Geçmiş sezonlardan kalan “ananas” gizemi çözülmeden dizi bitti
Dizinin alamet-i farikalarından biri ortaya böyle gizemler saçmak. Şüphesiz anneye bağlanacağını veya ananasın son sezonda bir şekilde tekrar dile getirileceğini umuyorduk. Bu da içimizde ukde kaldı.
Dizinin adının toptan yanlış olduğunu bir kez daha fark ettik
“Robin Teyzenizi nasıl tekrar ayarttım”
“Barney Amcanız bütün New York şehrini nasıl halletti”
“Ananızla tanışana kadar neler oldu neler”
Bizce daha mantıklı isimler.
Finalle birlikte resmen yaşlandığımızı gördük
Kolay mı! Kaç yıl önce başlamışız. Dizinin sonunda karakterlerin ilk halini gördükçe, suratımızın ortasına tokat yemiş gibi olduk.
Robin ve Barney aşkını o kadar ballandıra ballandıra anlattıktan sonra boşadınız güzelim çifti
Biz fark ettik ki bunu yazarlar da fark etmiştir. Robin ve Barney birbirine aşık oldukça ortaya Ted’in umutsuz arayışından çok daha ilgi çekici bir hikaye çıktı. Bu kadar birbirinin ruh ikizi olduğu belli olan iki kişi ayrılmamalıydı!
Son çok gerçekçiydi diyenlere gelsin, dizi hiç gerçekçi miydi ki?
Bazı bölümlerde bu sürreel sahnelerden rahatsız olduğumuz dahi olmuştur. Evet, son pek bi gerçekçiydi de dizi boyunca Barney ve onun başına gelenler başta olmak üzere rasyonel olunabilecek hiçbir nokta yoktu.

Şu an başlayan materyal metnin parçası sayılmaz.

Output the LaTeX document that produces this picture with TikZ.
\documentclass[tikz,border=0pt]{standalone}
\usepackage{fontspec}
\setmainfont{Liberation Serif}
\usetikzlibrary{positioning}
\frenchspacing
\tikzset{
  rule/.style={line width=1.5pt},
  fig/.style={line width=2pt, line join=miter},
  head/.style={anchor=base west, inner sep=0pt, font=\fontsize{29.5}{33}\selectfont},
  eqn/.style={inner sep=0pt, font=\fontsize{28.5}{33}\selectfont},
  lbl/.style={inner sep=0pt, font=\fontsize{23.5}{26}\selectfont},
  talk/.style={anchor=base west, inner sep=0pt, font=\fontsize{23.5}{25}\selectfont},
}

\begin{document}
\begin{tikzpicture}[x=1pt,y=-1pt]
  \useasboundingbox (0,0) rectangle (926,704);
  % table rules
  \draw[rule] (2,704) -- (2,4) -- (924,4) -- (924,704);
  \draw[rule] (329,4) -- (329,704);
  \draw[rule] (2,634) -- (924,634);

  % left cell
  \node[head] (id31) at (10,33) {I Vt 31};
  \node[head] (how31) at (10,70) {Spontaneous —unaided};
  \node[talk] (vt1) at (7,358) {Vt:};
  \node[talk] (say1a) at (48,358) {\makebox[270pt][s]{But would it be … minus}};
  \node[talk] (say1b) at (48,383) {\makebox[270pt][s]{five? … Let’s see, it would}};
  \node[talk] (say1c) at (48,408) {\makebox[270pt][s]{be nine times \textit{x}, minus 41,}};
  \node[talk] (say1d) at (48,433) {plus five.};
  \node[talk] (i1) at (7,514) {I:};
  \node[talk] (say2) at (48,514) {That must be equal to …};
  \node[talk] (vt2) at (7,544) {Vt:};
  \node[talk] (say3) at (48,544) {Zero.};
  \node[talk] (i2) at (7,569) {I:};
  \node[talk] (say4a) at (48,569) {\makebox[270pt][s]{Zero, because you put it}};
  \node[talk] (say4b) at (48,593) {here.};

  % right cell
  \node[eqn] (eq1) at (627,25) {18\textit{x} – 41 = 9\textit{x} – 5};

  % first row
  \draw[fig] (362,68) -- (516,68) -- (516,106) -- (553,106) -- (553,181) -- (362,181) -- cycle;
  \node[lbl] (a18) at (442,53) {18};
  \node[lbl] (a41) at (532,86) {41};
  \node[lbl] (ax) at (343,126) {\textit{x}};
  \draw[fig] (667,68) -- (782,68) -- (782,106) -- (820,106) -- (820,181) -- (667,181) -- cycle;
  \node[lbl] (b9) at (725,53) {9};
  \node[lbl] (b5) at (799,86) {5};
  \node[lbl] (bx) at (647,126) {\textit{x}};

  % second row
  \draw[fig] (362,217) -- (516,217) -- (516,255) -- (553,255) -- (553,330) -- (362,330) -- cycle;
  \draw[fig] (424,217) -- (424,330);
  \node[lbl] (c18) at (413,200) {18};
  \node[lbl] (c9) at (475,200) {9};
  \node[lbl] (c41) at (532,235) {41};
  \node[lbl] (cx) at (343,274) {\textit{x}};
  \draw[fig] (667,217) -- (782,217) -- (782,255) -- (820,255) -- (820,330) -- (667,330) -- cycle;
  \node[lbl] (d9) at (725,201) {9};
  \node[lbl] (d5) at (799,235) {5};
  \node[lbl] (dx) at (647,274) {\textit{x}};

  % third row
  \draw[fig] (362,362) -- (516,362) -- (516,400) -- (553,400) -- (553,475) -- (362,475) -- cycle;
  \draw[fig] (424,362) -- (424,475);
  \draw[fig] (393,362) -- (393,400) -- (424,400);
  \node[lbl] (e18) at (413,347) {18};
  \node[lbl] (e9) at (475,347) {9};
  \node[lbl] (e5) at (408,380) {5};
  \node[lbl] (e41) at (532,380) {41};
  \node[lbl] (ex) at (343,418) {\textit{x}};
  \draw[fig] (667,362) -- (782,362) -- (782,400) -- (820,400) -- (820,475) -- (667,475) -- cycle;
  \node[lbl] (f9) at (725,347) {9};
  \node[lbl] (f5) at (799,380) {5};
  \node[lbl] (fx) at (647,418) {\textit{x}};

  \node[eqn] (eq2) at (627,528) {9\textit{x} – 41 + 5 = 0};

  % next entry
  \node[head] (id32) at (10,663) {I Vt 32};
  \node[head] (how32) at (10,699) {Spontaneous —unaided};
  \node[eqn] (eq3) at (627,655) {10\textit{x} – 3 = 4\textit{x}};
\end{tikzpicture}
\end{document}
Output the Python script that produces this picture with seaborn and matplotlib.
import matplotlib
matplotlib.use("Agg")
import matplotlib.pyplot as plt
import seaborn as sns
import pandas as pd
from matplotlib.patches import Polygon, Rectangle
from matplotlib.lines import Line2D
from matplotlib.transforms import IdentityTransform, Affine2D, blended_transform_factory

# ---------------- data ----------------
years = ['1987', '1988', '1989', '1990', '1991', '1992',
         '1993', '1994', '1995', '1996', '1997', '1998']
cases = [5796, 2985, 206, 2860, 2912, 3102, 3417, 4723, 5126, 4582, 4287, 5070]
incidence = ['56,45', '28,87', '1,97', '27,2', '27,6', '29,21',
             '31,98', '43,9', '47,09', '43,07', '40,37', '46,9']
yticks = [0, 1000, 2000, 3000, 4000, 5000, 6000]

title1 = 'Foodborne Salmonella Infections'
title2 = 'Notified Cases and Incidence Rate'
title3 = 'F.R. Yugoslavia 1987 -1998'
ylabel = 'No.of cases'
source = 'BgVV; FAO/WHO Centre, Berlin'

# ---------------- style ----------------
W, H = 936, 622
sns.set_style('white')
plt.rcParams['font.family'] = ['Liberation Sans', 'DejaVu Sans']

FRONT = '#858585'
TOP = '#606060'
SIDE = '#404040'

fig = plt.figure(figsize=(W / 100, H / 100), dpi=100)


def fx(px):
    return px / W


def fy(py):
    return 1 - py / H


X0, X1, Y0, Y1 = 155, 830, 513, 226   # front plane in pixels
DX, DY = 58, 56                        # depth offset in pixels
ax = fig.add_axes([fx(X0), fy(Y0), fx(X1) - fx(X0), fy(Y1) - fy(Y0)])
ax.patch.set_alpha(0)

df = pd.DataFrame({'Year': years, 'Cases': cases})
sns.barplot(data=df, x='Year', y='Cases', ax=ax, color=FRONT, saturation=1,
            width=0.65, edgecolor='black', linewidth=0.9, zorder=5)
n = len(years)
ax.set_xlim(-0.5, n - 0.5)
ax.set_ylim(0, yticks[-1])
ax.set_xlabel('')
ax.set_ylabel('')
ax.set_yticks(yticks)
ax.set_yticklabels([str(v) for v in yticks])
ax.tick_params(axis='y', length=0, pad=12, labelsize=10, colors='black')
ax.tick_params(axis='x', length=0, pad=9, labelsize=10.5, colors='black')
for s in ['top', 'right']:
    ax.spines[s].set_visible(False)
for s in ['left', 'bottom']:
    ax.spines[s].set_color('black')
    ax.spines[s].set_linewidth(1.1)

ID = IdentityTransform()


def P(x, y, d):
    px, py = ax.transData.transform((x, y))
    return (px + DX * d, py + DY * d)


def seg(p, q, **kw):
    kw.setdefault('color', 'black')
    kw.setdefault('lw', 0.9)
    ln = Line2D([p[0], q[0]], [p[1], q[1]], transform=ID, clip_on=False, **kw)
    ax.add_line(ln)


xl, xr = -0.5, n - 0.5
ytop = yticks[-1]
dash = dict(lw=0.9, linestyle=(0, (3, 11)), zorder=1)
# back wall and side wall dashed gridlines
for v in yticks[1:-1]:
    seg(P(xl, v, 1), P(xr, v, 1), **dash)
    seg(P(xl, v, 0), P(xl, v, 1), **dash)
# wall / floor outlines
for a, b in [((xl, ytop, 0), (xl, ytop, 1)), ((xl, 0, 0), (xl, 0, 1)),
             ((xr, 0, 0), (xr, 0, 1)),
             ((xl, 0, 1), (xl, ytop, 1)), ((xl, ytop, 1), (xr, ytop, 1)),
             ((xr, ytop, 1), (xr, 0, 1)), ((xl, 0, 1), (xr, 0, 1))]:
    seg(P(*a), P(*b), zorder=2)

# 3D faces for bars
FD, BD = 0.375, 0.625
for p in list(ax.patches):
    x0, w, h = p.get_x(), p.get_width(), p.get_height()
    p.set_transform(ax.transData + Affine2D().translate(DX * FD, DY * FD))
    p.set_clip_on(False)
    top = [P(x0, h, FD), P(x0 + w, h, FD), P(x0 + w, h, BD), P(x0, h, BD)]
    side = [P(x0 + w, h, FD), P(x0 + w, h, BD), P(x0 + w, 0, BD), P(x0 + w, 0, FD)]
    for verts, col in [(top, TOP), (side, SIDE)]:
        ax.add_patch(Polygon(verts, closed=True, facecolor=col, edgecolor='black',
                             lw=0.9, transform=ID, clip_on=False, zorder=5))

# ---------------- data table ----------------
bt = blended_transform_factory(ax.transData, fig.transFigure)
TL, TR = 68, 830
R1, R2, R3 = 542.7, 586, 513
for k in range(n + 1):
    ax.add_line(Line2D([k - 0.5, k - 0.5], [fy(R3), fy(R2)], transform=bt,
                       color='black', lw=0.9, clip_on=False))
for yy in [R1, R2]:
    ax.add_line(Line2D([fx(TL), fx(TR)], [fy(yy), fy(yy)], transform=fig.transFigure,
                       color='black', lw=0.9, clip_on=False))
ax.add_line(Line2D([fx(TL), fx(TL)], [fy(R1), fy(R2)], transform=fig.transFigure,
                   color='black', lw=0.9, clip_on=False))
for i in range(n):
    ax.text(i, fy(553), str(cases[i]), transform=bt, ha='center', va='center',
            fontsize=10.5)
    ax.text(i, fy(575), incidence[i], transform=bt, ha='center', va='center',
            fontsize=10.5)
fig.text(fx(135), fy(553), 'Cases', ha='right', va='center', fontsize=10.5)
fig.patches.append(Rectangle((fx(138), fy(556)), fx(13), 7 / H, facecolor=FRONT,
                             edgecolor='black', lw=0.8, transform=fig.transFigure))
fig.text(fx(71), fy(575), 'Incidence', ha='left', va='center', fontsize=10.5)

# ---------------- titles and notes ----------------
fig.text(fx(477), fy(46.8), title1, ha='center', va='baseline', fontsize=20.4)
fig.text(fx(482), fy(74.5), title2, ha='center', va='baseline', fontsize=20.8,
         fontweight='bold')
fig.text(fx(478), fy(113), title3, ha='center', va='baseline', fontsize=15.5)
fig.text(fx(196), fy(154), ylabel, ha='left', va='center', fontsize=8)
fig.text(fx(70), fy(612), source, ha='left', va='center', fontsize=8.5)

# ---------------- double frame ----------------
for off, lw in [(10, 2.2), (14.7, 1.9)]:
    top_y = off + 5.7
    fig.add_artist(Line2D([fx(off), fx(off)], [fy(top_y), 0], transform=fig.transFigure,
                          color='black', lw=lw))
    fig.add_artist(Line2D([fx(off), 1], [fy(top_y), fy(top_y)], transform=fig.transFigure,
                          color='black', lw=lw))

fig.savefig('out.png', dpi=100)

Son sezon aslında öğrenmek istemediğimiz ilgi çekici olmayan hikayelerle doluydu
Tokat Dağı’nda yaşananlar, Frank Zabka’nın Ted’den intikam aldığı bölüm ve Barney’nin annesiyle Robin’in düşman oluşu… Bunların hepsi hiçbir şekilde gidişata katkı sağlamayan alakasız, fantastik bölümlerdi. Senaristlerin acaba bölüm sayısı diziyi bitirmeye yetecek mi diye düşündüğü böyle bir zor anında ne gerek vardı o zaman diyoruz.

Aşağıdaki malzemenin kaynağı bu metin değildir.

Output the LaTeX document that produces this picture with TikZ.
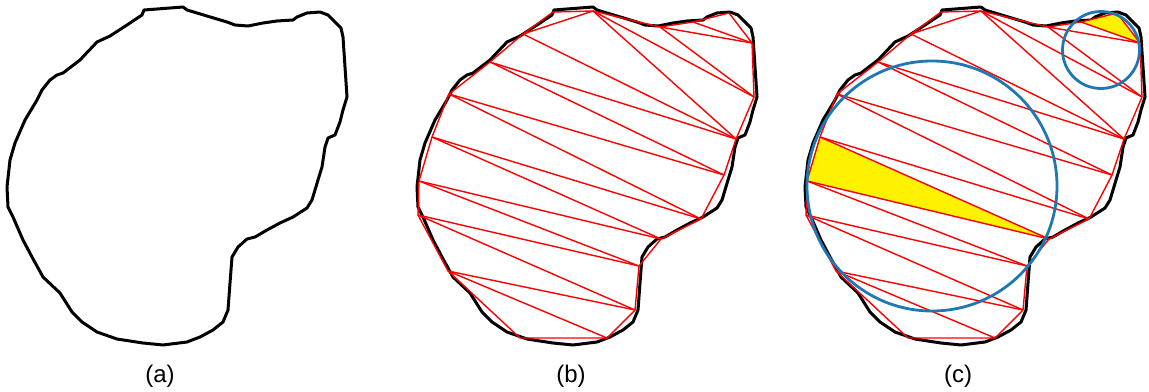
\documentclass[tikz,border=0pt]{standalone}
\usepackage{fontspec}
\setmainfont{Liberation Sans}
\definecolor{circblue}{RGB}{31,119,180}

\begin{document}
\begin{tikzpicture}[x=0.5pt, y=-0.5pt]
    % Define styles
    \tikzstyle{outline} = [draw, black, line width=1.5pt, line join=round]
    \tikzstyle{edge} = [draw, red, line width=0.7pt, line join=round]
    \tikzstyle{hit} = [fill=yellow]
    \tikzstyle{circ} = [draw, circblue, line width=1.4pt]
    \tikzstyle{caption} = [font=\fontsize{12}{14}\selectfont]

    \useasboundingbox (0,0) rectangle (1149,391);

    % Outline of the shape in all three panels
    \foreach \p/\dx in {a/0, b/410, c/798} {
        \begin{scope}[xshift=\dx*0.5pt]
            \draw[outline] (144,10) -- (183,7) -- (187,10) -- (207,16) -- (227,22) -- (235,25)
                -- (248,26) -- (263,23) -- (277,21) -- (293,20) -- (297,17) -- (307,13) -- (320,12)
                -- (328,15) -- (341,28) -- (343,37) -- (345,67) -- (347,97) -- (343,110) -- (340,122)
                -- (335,135) -- (328,138) -- (325,147) -- (322,167) -- (318,180) -- (315,190)
                -- (312,200) -- (307,208) -- (293,217) -- (280,223) -- (267,230) -- (255,237)
                -- (247,239) -- (238,247) -- (232,257) -- (230,283) -- (228,310) -- (223,322)
                -- (213,330) -- (200,337) -- (187,342) -- (163,345) -- (143,343) -- (117,339)
                -- (97,332) -- (82,322) -- (72,312) -- (60,293) -- (43,277) -- (32,257) -- (23,240)
                -- (13,217) -- (8,207) -- (7,187) -- (10,160) -- (15,143) -- (25,120) -- (37,100)
                -- (42,90) -- (50,80) -- (57,75) -- (63,73) -- (80,60) -- (97,42) -- (110,36)
                -- (127,25) -- (142,15) -- cycle;
        \end{scope}
    }

    % Place mesh points for panels (b) and (c)
    \foreach \p/\dx in {b/410, c/798} {
        \begin{scope}[xshift=\dx*0.5pt]
            \foreach \n/\x/\y in {1/143/12, 2/183/11, 3/250/27, 4/283/22, 5/319/13, 6/342/43,
                7/344/97, 8/326/139, 9/314/175, 10/291/219, 11/251/239, 12/229/266, 13/225/310,
                14/197/338, 15/110/338, 16/38/271, 17/8/215, 18/9/181, 19/22/137, 20/39/94,
                21/80/62, 22/113/34}
                \coordinate (\p\n) at (\x,\y);
        \end{scope}
    }
    \coordinate (bigc) at (932,186);
    \coordinate (smallc) at (1101,50);

    % Marked triangles in (c)
    \fill[hit] (c19) -- (c18) -- (c11) -- cycle;
    \fill[hit] (c4) -- (c5) -- (c6) -- cycle;

    % Draw the triangulation
    \foreach \p in {b,c} {
        \draw[edge] (\p1) \foreach \n in {2,...,22} { -- (\p\n) } -- cycle;
        \foreach \s/\t in {22/2, 22/8, 2/8, 2/7, 3/7, 3/6, 4/6, 21/8, 21/9, 20/9, 20/10,
            19/10, 19/11, 18/11, 18/12, 17/12, 17/13, 16/13, 16/14}
            \draw[edge] (\p\s) -- (\p\t);
    }

    % Circles round the marked triangles
    \draw[circ] (bigc) circle[radius=125];
    \draw[circ] (smallc) circle[radius=38.5];

    % Captions
    \node[caption] (capa) at (160,376) {(a)};
    \node[caption] (capb) at (571,376) {(b)};
    \node[caption] (capc) at (958,376) {(c)};
\end{tikzpicture}
\end{document}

Dizi boyunca olgunlaşan Barney’nin sonunda yine eski günlerine geri dönmesi
Bunun ardında yatan sebep olarak Barney’nin Robin’le olmadıysa kimseyle olmaz dediğini biliyoruz. Ama birbirini bu kadar çok sevdiği iddia edilen iki insanın sırf Robin’in işi yüzünden yurtdışında çok zaman geçiriyorlar diye Robin Barney’e “Çıkış ister misin?” diye sorduğunda Barney’nin, onun için bu kadar değişen ve olgunlaşan bir adamın direk evet demesi düpedüz saçmalık. Belki de Ted’in Tracy’ye olduğundan daha çok aşıktı Barney Robin’e ve yaptıkları da bunu gösteriyor. Kendi çizgisinden bu kadar çıkabilen ve değişebilen bir adam bu kadar kolay vazgeçmez.

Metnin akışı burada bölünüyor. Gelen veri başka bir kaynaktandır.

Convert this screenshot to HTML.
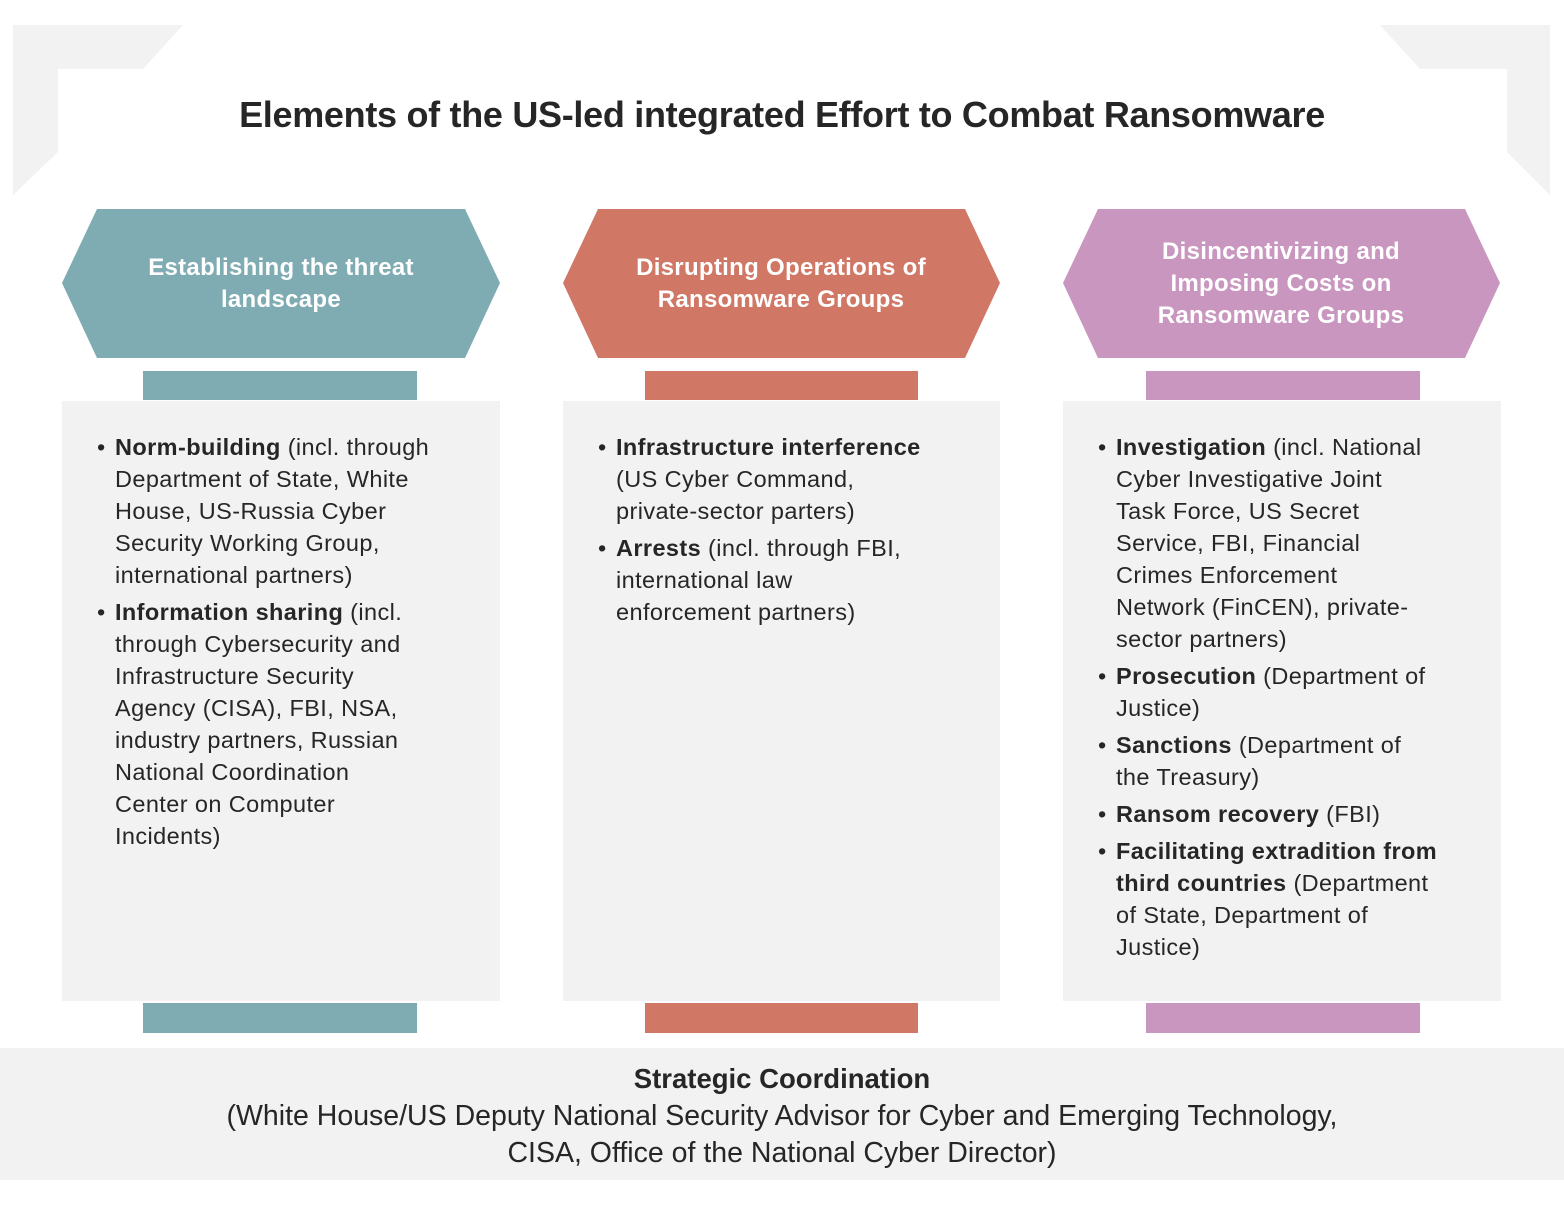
<!DOCTYPE html>
<html><head><meta charset="utf-8"><style>
body{margin:0;width:1564px;height:1213px;background:#fff;position:relative;font-family:"Liberation Sans",sans-serif;overflow:hidden}
.a{position:absolute}
.title{left:0;width:1564px;top:94px;text-align:center;font-size:36px;font-weight:bold;color:#262626;letter-spacing:-0.3px}
.hex{display:flex;align-items:center;justify-content:center;text-align:center;color:#fff;font-weight:bold;font-size:24px;line-height:32px;letter-spacing:0.3px}
.body{background:#f2f2f2}
ul{margin:0;padding:0;list-style:none}
li{position:relative;padding-left:18px;font-size:23.5px;line-height:32px;color:#262626;margin-bottom:5px;white-space:nowrap;letter-spacing:0.4px}
li:before{content:"•";position:absolute;left:0;top:0}
.foot{left:0;top:1048px;width:1564px;height:132px;background:#f2f2f2;text-align:center;font-size:28.5px;line-height:37px;color:#262626;padding-top:12px;box-sizing:border-box}
.foot b{font-size:27.5px}
</style></head><body>
<svg class="a" style="left:0;top:0" width="1564" height="400">
<polygon points="13,25 183,25 143,69 58,69 58,152 13,195" fill="#f2f2f2"/>
<polygon points="1380,25 1550,25 1550,195 1507,152 1507,69 1420,69" fill="#f2f2f2"/>
<polygon points="62,283 97,209 465,209 500,283 465,358 97,358" fill="#7fabb3"/>
<polygon points="563,283 598,209 965,209 1000,283 965,358 598,358" fill="#d07766"/>
<polygon points="1063,283 1098,209 1465,209 1500,283 1465,358 1098,358" fill="#c996bf"/>
</svg>
<div class="a title">Elements of the US-led integrated Effort to Combat Ransomware</div>
<div class="a hex" style="left:100px;top:209px;width:362px;height:149px">Establishing the threat<br>landscape</div>
<div class="a hex" style="left:600px;top:209px;width:362px;height:149px">Disrupting Operations of<br>Ransomware Groups</div>
<div class="a hex" style="left:1100px;top:209px;width:362px;height:149px">Disincentivizing and<br>Imposing Costs on<br>Ransomware Groups</div>

<div class="a" style="left:143px;top:371px;width:274px;height:29px;background:#7fabb3"></div>
<div class="a" style="left:645px;top:371px;width:273px;height:29px;background:#d07766"></div>
<div class="a" style="left:1146px;top:371px;width:274px;height:29px;background:#c996bf"></div>
<div class="a" style="left:143px;top:1003px;width:274px;height:30px;background:#7fabb3"></div>
<div class="a" style="left:645px;top:1003px;width:273px;height:30px;background:#d07766"></div>
<div class="a" style="left:1146px;top:1003px;width:274px;height:30px;background:#c996bf"></div>

<div class="a body" style="left:62px;top:401px;width:438px;height:600px">
<ul style="margin:30px 0 0 35px">
<li><b>Norm-building</b> (incl. through<br>Department of State, White<br>House, US-Russia Cyber<br>Security Working Group,<br>international partners)</li>
<li><b>Information sharing</b> (incl.<br>through Cybersecurity and<br>Infrastructure Security<br>Agency (CISA), FBI, NSA,<br>industry partners, Russian<br>National Coordination<br>Center on Computer<br>Incidents)</li>
</ul></div>
<div class="a body" style="left:563px;top:401px;width:437px;height:600px">
<ul style="margin:30px 0 0 35px">
<li><b>Infrastructure interference</b><br>(US Cyber Command,<br>private-sector parters)</li>
<li><b>Arrests</b> (incl. through FBI,<br>international law<br>enforcement partners)</li>
</ul></div>
<div class="a body" style="left:1063px;top:401px;width:438px;height:600px">
<ul style="margin:30px 0 0 35px">
<li><b>Investigation</b> (incl. National<br>Cyber Investigative Joint<br>Task Force, US Secret<br>Service, FBI, Financial<br>Crimes Enforcement<br>Network (FinCEN), private-<br>sector partners)</li>
<li><b>Prosecution</b> (Department of<br>Justice)</li>
<li><b>Sanctions</b> (Department of<br>the Treasury)</li>
<li><b>Ransom recovery</b> (FBI)</li>
<li><b>Facilitating extradition from<br>third countries</b> (Department<br>of State, Department of<br>Justice)</li>
</ul></div>

<div class="a foot"><b>Strategic Coordination</b><br>(White House/US Deputy National Security Advisor for Cyber and Emerging Technology,<br>CISA, Office of the National Cyber Director)</div>
</body></html>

Haydi bir kez daha: Robin ve Ted? Hayır!
Robin ve Ted’in asla birlikte olmaması gerekiyordu. Bu, dizi boyunca bize verilen açık bir işaret. Belki dizinin başında olabilir gibiydi ve zaten kendi atış haklarını da kullandılar bu konuda. Ama ol-ma-dı. Bunun yerine eskiden sevgili olan iki insan birbiriyle ne kadar yakın arkadaş olabilirlerse o kadar yakın oldular. Son sezonda da Ted Robin’i bıraktı, Robin uçtu gitti. Ki gerçekten de böyle oldu, kumsal sahnesini hatırlayın. Hayatının aşkı olan Tracy resmen Robin’e yer açmak ve Robin çocuk yapamayacağından Ted’in hayali olan çocuk sahibi olmak için bir iki ayaklı yumurtalık makinesi oldu ve görevi tamamlanınca da aradan çıkarıldı. 9 yıllık karakter evrimi uzun süredir cevherini kaybeden dizi sonlandırılsın diye hiç düşünülmeden çöpe atıldı.
İzleyicinin neye önem verdiğini unuttular
Buna. Buna önem veriyordu izleyici. Gidin şimdi “How I Met Your Dad” çekin.